▶

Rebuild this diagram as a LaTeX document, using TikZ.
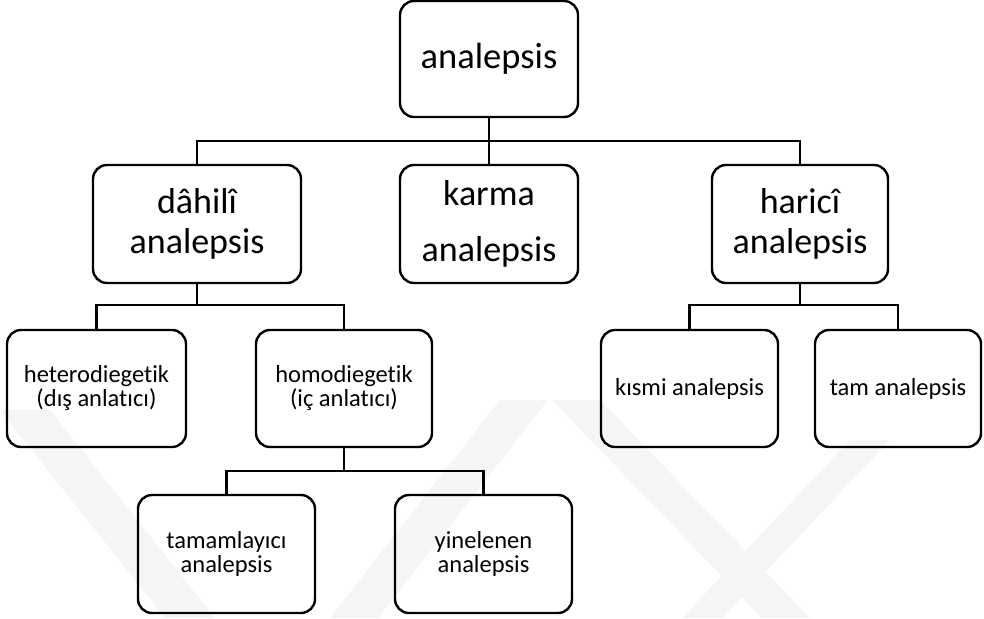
\documentclass[tikz,border=0pt]{standalone}
\usepackage{fontspec}
\setmainfont{Carlito}[Ligatures={NoCommon}]
\begin{document}
\begin{tikzpicture}[x=1pt,y=-1pt,
  box/.style={draw, line width=2.4pt, rounded corners=14pt, inner sep=0pt, align=center, fill=none},
  big/.style={font=\fontsize{36}{40}\selectfont},
  small/.style={font=\fontsize{24.5}{24}\selectfont},
  conn/.style={line width=2.4pt},
  wm/.style={fill=black!4, draw=none}]
\useasboundingbox (0,0) rectangle (984,618);
% faint watermark bands
\fill[wm] (0,410) -- (50,410) -- (215,618) -- (165,618) -- cycle;
\fill[wm] (500,400) -- (548,400) -- (378,618) -- (330,618) -- cycle;
\fill[wm] (552,400) -- (600,400) -- (810,618) -- (762,618) -- cycle;
\fill[wm] (850,440) -- (890,440) -- (722,618) -- (682,618) -- cycle;
% boxes
\node[box, minimum width=178pt, minimum height=116pt, font=\fontsize{36.5}{40}\selectfont] (top) at (489,59) {analepsis};
\node[box, big, minimum width=208pt, minimum height=118pt] (dahili) at (197,224) {dâhilî\\analepsis};
\node[box, minimum width=178pt, minimum height=118pt, font=\fontsize{36}{56}\selectfont] (karma) at (489,224) {karma\\analepsis};
\node[box, big, minimum width=176pt, minimum height=118pt] (harici) at (800,224) {haricî\\analepsis};
\node[box, small, minimum width=179pt, minimum height=117pt] (hetero) at (96.5,388.5) {heterodiegetik\\(dış anlatıcı)};
\node[box, small, minimum width=176pt, minimum height=117pt] (homo) at (344,388.5) {homodiegetik\\(iç anlatıcı)};
\node[box, small, minimum width=177pt, minimum height=117pt] (kismi) at (689.5,388.5) {kısmi analepsis};
\node[box, small, minimum width=166pt, minimum height=117pt] (tam) at (898,388.5) {tam analepsis};
\node[box, small, minimum width=177pt, minimum height=118pt] (tamam) at (226.5,554) {tamamlayıcı\\analepsis};
\node[box, small, minimum width=177pt, minimum height=118pt] (yinel) at (483.5,554) {yinelenen\\analepsis};
% junctions
\coordinate (j1) at (489,141);
\coordinate (j2) at (197,305);
\coordinate (j3) at (800,305);
\coordinate (j4) at (344,471);
% connectors
\draw[conn] (top.south) -- (j1);
\draw[conn] (karma.north) -- (j1);
\draw[conn] (dahili.north) |- (j1) -| (harici.north);
\draw[conn] (dahili.south) -- (j2);
\draw[conn] (hetero.north) |- (j2) -| (homo.north);
\draw[conn] (harici.south) -- (j3);
\draw[conn] (kismi.north) |- (j3) -| (tam.north);
\draw[conn] (homo.south) -- (j4);
\draw[conn] (tamam.north) |- (j4) -| (yinel.north);
\end{tikzpicture}
\end{document}
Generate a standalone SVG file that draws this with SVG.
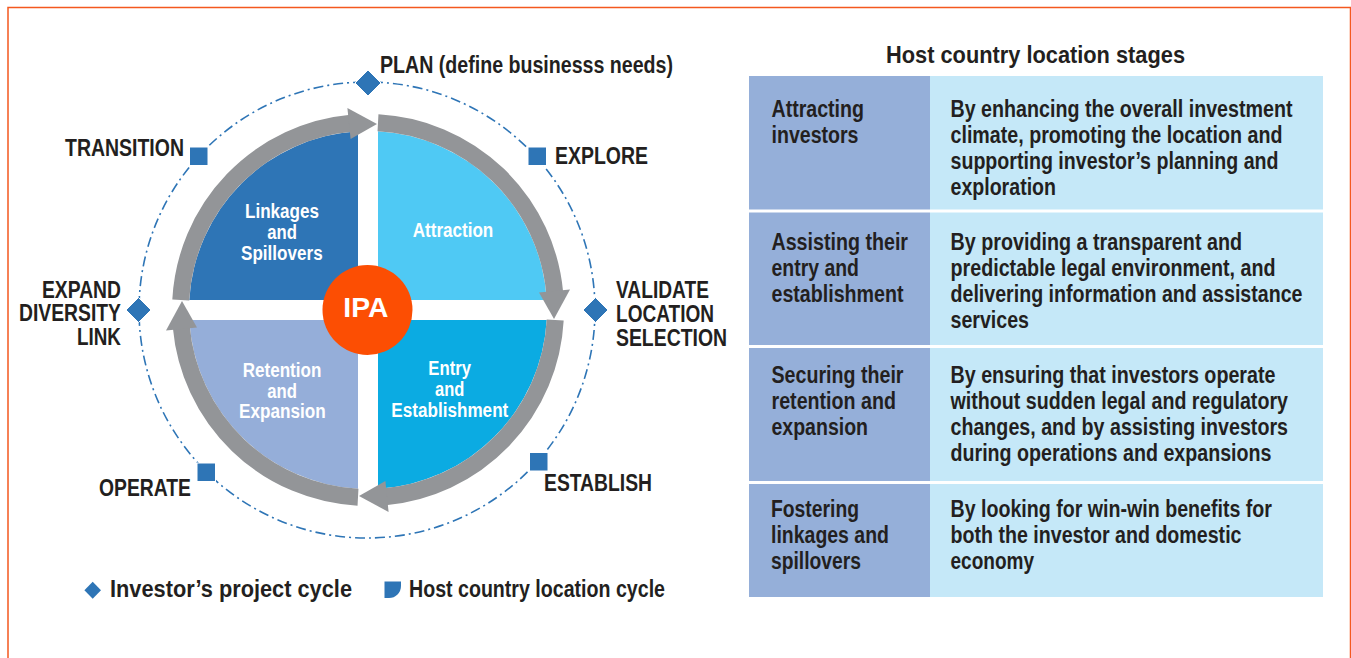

◀

◆ EXERCISE DESCRIPTION:
Please write out all the data again word for word, but not the pictures.

◆ COMPLETED TASK:
Rebuild this diagram as a LaTeX document, using TikZ.
\documentclass[tikz,border=0pt]{standalone}
\usepackage{fontspec}
\setmainfont{Carlito}[Ligatures={NoCommon}]
\begin{document}
\begin{tikzpicture}[x=1pt,y=-1pt,
  box/.style={draw, line width=2.4pt, rounded corners=14pt, inner sep=0pt, align=center, fill=none},
  big/.style={font=\fontsize{36}{40}\selectfont},
  small/.style={font=\fontsize{24.5}{24}\selectfont},
  conn/.style={line width=2.4pt},
  wm/.style={fill=black!4, draw=none}]
\useasboundingbox (0,0) rectangle (984,618);
% faint watermark bands
\fill[wm] (0,410) -- (50,410) -- (215,618) -- (165,618) -- cycle;
\fill[wm] (500,400) -- (548,400) -- (378,618) -- (330,618) -- cycle;
\fill[wm] (552,400) -- (600,400) -- (810,618) -- (762,618) -- cycle;
\fill[wm] (850,440) -- (890,440) -- (722,618) -- (682,618) -- cycle;
% boxes
\node[box, minimum width=178pt, minimum height=116pt, font=\fontsize{36.5}{40}\selectfont] (top) at (489,59) {analepsis};
\node[box, big, minimum width=208pt, minimum height=118pt] (dahili) at (197,224) {dâhilî\\analepsis};
\node[box, minimum width=178pt, minimum height=118pt, font=\fontsize{36}{56}\selectfont] (karma) at (489,224) {karma\\analepsis};
\node[box, big, minimum width=176pt, minimum height=118pt] (harici) at (800,224) {haricî\\analepsis};
\node[box, small, minimum width=179pt, minimum height=117pt] (hetero) at (96.5,388.5) {heterodiegetik\\(dış anlatıcı)};
\node[box, small, minimum width=176pt, minimum height=117pt] (homo) at (344,388.5) {homodiegetik\\(iç anlatıcı)};
\node[box, small, minimum width=177pt, minimum height=117pt] (kismi) at (689.5,388.5) {kısmi analepsis};
\node[box, small, minimum width=166pt, minimum height=117pt] (tam) at (898,388.5) {tam analepsis};
\node[box, small, minimum width=177pt, minimum height=118pt] (tamam) at (226.5,554) {tamamlayıcı\\analepsis};
\node[box, small, minimum width=177pt, minimum height=118pt] (yinel) at (483.5,554) {yinelenen\\analepsis};
% junctions
\coordinate (j1) at (489,141);
\coordinate (j2) at (197,305);
\coordinate (j3) at (800,305);
\coordinate (j4) at (344,471);
% connectors
\draw[conn] (top.south) -- (j1);
\draw[conn] (karma.north) -- (j1);
\draw[conn] (dahili.north) |- (j1) -| (harici.north);
\draw[conn] (dahili.south) -- (j2);
\draw[conn] (hetero.north) |- (j2) -| (homo.north);
\draw[conn] (harici.south) -- (j3);
\draw[conn] (kismi.north) |- (j3) -| (tam.north);
\draw[conn] (homo.south) -- (j4);
\draw[conn] (tamam.north) |- (j4) -| (yinel.north);
\end{tikzpicture}
\end{document}
Generate a standalone SVG file that draws this with SVG.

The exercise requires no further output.